I would not call it stereotyping young black girls I would say it is almost a fact they are the majority that are drop outs and teenage mothers before 18 yrs. and that receive government aid and continue bringing fatherless children into the world .

However,Janae is a role model and need a whole lot more like her
Russell

Brecksville, OH

#19 Mar 29, 2011
Details wrote:
<quoted text>
Don't you remember when he addressed the black youth and said they need to be responsible, value education, and not think they are gonna be the next Lil' Wayne?
So? I remember when Nancy Reagan said "Just say no." That worked out real well, didn't it?

Talk is cheap, and politicians spend a lot of money on it.
Darryl

United States

#20 Mar 29, 2011
MLS wrote:
As long as blacks look to Jessie Jackson, Al Sharpton and Obama for direction, nothing's going to change. Once they start teaching their kids to look at Clarence Thomas, Condoleessa Rice, and Bill Cosby as role models, things will. It's a matter of wanting to be a dependent victim or independent success. I guess it's just easier to be a victim.
This paragraph, as misguided as it may be, sums up the problem. Black children don't need national role models, they need role models that they can see, talk to and understand.
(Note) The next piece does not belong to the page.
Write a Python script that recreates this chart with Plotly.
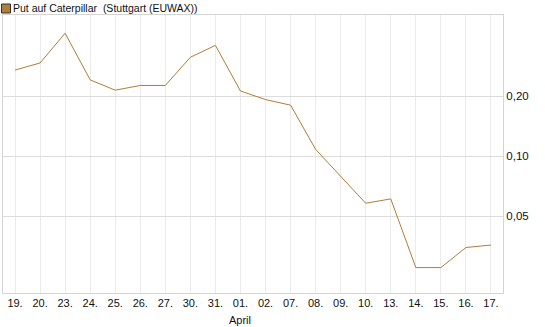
import plotly.graph_objects as go
import math

dates = ["19.", "20.", "23.", "24.", "25.", "26.", "27.", "30.", "31.", "01.",
         "02.", "07.", "08.", "09.", "10.", "13.", "14.", "15.", "16.", "17."]
values = [0.27, 0.293, 0.413, 0.241, 0.214, 0.226, 0.226, 0.313, 0.359, 0.212,
          0.192, 0.180, 0.108, 0.079, 0.058, 0.061, 0.0276, 0.0276, 0.0348, 0.0358]
ytick_vals = [0.05, 0.10, 0.20]
ytick_text = ["0,05", "0,10", "0,20"]
series_name = "Put auf Caterpillar  (Stuttgart (EUWAX))"
month_label = "April"

line_color = "#b07d3a"
font = "Liberation Sans, Arial, sans-serif"
txt = "#111"

x_idx = list(range(len(dates)))

fig = go.Figure()
fig.add_trace(go.Scatter(x=x_idx, y=values, mode="lines",
                         line=dict(color=line_color, width=1),
                         showlegend=False, hoverinfo="skip"))

fig.update_layout(
    width=545, height=327,
    margin=dict(l=3, r=42, t=15, b=34),
    paper_bgcolor="white", plot_bgcolor="white",
    font=dict(family=font, size=11, color=txt),
    xaxis=dict(
        range=[-0.48, len(dates) - 1 + 0.48],
        tickmode="array", tickvals=x_idx, ticktext=dates,
        showgrid=True, gridcolor="#ebebeb", gridwidth=1,
        showline=True, linecolor="#d4d4d4", mirror=True,
        ticks="", zeroline=False, tickfont=dict(size=11, color=txt),
    ),
    yaxis=dict(
        type="log", side="right",
        range=[math.log10(0.02058), math.log10(0.5098)],
        tickmode="array", tickvals=ytick_vals, ticktext=ytick_text,
        showgrid=True, gridcolor="#dcdcdc", gridwidth=1,
        showline=True, linecolor="#d4d4d4", mirror=True,
        ticks="", zeroline=False, tickfont=dict(size=11.5, color=txt),
    ),
)

fig.add_shape(type="rect", xref="paper", yref="paper",
              x0=-1.5/500, x1=7.5/500, y0=1 + 2/278, y1=1 + 11/278,
              fillcolor=line_color, line=dict(color="#333", width=1))
fig.add_annotation(text=series_name, xref="paper", yref="paper",
                   x=8/500, y=1 + 15/278, xanchor="left", yanchor="top",
                   showarrow=False, font=dict(size=10.5, color=txt))
fig.add_annotation(text=month_label, xref="x", yref="paper",
                   x=9, y=-27/278, xanchor="center", yanchor="middle",
                   showarrow=False, font=dict(size=11, color=txt))

fig.write_html("out.html")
I am 49 years old and while I know I grew up in a different time, my role models were my father, brother, grandfather and the men in the neighborhood.

Also, while I have tremendous respect for both Jesse and Al, why would you put them in the same category as Obama? Jesse and Al are "civil rights leaders," Mr. Obama is our duly elected President. For the record, if Jesse Jackson, Al Sharpton, Malcolm X, Marcus Garvey, Elijah Muhammad, MLK and the like didn't exist there would be no Clarence Thomas or Condelezza Rice, or any conservative Blacks. Black conservatives only exist because of the ground breaking work the so called "militant Blacks" put in to create the opportunities that give Black people a reason to be conservative.